Cell-booster backers launch advocacy site

07.12.2010
Wilson Electronics, a maker of cellular signal boosters, to share customer testimonials and give consumers a way to fight to keep the devices legal.

Boosters amplify the signal of a mobile phone or a cellular base station to provide better data and voice coverage, typically inside a building or a vehicle. Unlike femtocells, which mobile operators have been offering recently to improve their subscribers' indoor mobile experience, boosters don't redirect any traffic to the user's wired broadband connection but instead simply boost the connection between the phone and the existing cell tower.

Privately held Wilson says it will sell about 200,000 boosters this year, approximately 60 percent of them for use in vehicles. Prices range from about $100 to thousands of dollars for a large in-building system. The company offers units for both GSM (Global System for Mobile Communications) and CDMA (Code-Division Multiple Access) networks and now has LTE (Long-Term Evolution) and WiMax products in beta testing. It expects to start selling the LTE and WiMax products in the first quarter of next year, said Chief Operations Officer Joe Banos.

Wilson is fighting what it sees as carrier resistance to signal boosters stemming from concerns over interference with their own networks. The cellular industry group CTIA has asked the U.S. Federal Communications Commission (FCC) to rule that any device that uses a mobile operator's frequencies has to be approved by the carrier. Wilson contends that its current boosters don't cause interference but that some others do, and it wants the FCC to impose stricter requirements on new signal boosters to solve the problem.

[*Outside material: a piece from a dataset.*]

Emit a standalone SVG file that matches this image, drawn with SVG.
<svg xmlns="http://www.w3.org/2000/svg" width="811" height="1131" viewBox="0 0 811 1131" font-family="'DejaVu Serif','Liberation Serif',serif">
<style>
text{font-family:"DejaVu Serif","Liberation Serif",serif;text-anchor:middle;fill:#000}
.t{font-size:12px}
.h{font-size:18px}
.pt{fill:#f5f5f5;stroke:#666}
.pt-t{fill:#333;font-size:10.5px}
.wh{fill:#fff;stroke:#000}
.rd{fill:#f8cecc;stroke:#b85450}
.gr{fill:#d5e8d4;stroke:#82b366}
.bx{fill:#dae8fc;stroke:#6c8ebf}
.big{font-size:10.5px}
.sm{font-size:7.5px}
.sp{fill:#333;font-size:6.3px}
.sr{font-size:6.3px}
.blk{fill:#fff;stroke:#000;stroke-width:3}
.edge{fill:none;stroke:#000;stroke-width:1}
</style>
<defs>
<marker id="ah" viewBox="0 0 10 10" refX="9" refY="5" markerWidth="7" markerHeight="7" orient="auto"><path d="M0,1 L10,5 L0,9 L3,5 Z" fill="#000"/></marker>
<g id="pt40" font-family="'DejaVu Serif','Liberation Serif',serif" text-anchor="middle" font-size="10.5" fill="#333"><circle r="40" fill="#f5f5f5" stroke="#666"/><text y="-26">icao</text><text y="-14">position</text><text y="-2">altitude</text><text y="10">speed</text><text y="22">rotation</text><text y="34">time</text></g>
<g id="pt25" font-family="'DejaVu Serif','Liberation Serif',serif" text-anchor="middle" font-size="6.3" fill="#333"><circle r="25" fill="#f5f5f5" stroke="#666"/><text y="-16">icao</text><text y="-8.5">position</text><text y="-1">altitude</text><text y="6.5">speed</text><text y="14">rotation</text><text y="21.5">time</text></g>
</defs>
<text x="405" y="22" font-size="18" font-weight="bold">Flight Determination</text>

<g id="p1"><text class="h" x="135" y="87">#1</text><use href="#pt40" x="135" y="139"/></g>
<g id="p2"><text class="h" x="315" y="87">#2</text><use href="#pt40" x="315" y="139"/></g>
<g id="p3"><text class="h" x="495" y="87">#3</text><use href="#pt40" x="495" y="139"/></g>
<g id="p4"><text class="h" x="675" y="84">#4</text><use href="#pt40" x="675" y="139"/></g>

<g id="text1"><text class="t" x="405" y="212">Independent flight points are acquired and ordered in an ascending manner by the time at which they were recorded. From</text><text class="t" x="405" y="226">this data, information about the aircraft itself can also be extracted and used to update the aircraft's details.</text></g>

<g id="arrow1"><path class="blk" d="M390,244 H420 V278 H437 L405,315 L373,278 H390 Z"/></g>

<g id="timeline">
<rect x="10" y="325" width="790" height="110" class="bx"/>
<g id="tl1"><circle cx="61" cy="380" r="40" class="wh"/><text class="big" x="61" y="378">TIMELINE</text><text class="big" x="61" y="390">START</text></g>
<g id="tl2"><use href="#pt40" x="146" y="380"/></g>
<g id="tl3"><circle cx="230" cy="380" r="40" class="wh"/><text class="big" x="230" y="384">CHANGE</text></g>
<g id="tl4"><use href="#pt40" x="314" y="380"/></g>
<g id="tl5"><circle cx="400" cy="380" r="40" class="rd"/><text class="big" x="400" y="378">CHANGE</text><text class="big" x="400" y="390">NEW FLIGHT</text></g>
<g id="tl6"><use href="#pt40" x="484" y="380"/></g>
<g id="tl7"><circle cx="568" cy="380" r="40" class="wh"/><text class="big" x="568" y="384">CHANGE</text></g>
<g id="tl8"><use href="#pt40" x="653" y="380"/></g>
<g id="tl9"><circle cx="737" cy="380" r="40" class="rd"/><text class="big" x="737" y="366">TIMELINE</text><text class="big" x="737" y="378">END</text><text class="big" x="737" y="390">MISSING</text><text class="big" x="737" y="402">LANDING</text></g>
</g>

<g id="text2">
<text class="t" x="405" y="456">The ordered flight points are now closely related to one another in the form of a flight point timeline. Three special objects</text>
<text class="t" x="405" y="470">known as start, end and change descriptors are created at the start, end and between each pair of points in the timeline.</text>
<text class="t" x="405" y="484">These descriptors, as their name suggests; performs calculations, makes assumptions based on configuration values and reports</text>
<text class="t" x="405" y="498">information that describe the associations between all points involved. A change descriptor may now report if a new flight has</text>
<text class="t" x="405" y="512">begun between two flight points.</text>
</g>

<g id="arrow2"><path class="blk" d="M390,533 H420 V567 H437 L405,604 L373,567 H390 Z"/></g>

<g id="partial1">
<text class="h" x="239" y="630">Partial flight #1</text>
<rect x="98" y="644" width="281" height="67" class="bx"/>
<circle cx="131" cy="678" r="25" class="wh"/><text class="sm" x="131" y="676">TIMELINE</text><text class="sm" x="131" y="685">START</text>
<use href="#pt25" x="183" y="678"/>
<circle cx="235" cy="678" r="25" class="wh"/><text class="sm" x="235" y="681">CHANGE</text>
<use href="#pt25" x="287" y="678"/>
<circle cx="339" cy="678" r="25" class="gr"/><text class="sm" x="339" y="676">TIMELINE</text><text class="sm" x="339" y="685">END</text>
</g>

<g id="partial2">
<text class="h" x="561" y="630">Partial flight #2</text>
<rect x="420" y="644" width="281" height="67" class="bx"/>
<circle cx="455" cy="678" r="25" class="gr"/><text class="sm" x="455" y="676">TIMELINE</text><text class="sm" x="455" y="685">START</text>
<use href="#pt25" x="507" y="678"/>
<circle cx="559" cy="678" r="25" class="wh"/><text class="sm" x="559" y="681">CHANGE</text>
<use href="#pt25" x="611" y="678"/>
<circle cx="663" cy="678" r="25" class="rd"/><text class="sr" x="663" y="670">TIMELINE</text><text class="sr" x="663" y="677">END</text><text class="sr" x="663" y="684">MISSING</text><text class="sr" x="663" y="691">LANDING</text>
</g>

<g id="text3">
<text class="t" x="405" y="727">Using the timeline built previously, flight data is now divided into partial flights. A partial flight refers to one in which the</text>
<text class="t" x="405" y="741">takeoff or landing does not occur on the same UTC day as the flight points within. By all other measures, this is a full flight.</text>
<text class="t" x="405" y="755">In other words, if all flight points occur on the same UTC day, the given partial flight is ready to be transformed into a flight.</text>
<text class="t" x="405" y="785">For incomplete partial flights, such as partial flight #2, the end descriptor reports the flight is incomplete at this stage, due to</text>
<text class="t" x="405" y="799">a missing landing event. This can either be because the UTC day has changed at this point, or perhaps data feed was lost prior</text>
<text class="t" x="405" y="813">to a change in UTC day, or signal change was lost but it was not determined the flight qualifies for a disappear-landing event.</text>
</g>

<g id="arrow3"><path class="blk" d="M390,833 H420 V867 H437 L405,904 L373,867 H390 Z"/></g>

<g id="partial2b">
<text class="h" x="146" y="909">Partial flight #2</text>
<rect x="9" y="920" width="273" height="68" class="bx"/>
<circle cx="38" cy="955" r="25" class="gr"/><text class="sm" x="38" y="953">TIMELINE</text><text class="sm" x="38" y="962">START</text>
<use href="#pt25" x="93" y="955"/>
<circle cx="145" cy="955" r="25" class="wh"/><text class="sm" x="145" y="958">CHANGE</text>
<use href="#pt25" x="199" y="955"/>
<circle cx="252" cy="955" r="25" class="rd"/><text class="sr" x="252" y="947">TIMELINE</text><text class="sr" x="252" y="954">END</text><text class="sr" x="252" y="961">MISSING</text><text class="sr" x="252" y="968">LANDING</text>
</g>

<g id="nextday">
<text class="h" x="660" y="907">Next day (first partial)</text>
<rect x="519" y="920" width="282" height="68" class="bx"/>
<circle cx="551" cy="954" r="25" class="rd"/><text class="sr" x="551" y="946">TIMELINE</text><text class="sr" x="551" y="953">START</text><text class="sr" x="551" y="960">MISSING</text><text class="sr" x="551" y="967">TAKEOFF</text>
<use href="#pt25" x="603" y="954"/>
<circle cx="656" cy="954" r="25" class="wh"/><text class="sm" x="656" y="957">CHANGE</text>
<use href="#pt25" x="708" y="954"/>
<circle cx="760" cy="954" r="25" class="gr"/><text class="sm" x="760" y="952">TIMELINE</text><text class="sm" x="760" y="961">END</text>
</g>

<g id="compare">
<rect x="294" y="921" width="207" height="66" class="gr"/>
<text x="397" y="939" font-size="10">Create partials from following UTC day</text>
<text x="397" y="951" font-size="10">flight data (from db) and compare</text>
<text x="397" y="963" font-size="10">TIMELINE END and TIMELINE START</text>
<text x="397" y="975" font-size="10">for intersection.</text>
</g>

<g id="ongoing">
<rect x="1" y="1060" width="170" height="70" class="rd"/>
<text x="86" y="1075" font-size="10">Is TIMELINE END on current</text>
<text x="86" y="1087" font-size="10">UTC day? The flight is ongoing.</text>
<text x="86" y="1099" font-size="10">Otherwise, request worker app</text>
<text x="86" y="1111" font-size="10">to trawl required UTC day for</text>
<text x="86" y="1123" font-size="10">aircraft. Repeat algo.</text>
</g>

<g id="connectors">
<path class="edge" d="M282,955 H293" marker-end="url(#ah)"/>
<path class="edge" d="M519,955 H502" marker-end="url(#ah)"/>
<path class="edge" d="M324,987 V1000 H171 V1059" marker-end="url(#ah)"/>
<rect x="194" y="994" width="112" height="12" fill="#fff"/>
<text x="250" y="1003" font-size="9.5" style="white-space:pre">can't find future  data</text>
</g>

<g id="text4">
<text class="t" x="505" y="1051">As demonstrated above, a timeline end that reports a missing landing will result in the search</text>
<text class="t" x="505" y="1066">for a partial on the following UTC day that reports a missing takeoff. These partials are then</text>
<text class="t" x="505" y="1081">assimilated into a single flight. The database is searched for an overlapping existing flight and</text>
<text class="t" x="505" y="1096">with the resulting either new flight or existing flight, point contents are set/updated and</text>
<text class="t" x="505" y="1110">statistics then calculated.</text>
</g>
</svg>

The new site, Hear-Me.org, is part of Wilson's ongoing campaign to make sure third-party vendors can continue to provide boosters as long as they don't interfere with carrier networks. It offers written testimonials and videos by users who say they depend on signal boosters for either personal or public-safety calls. In addition, the site includes information about the issue, a list of government agencies that say they rely on boosters, and a link to write to lawmakers and others about the need for boosters.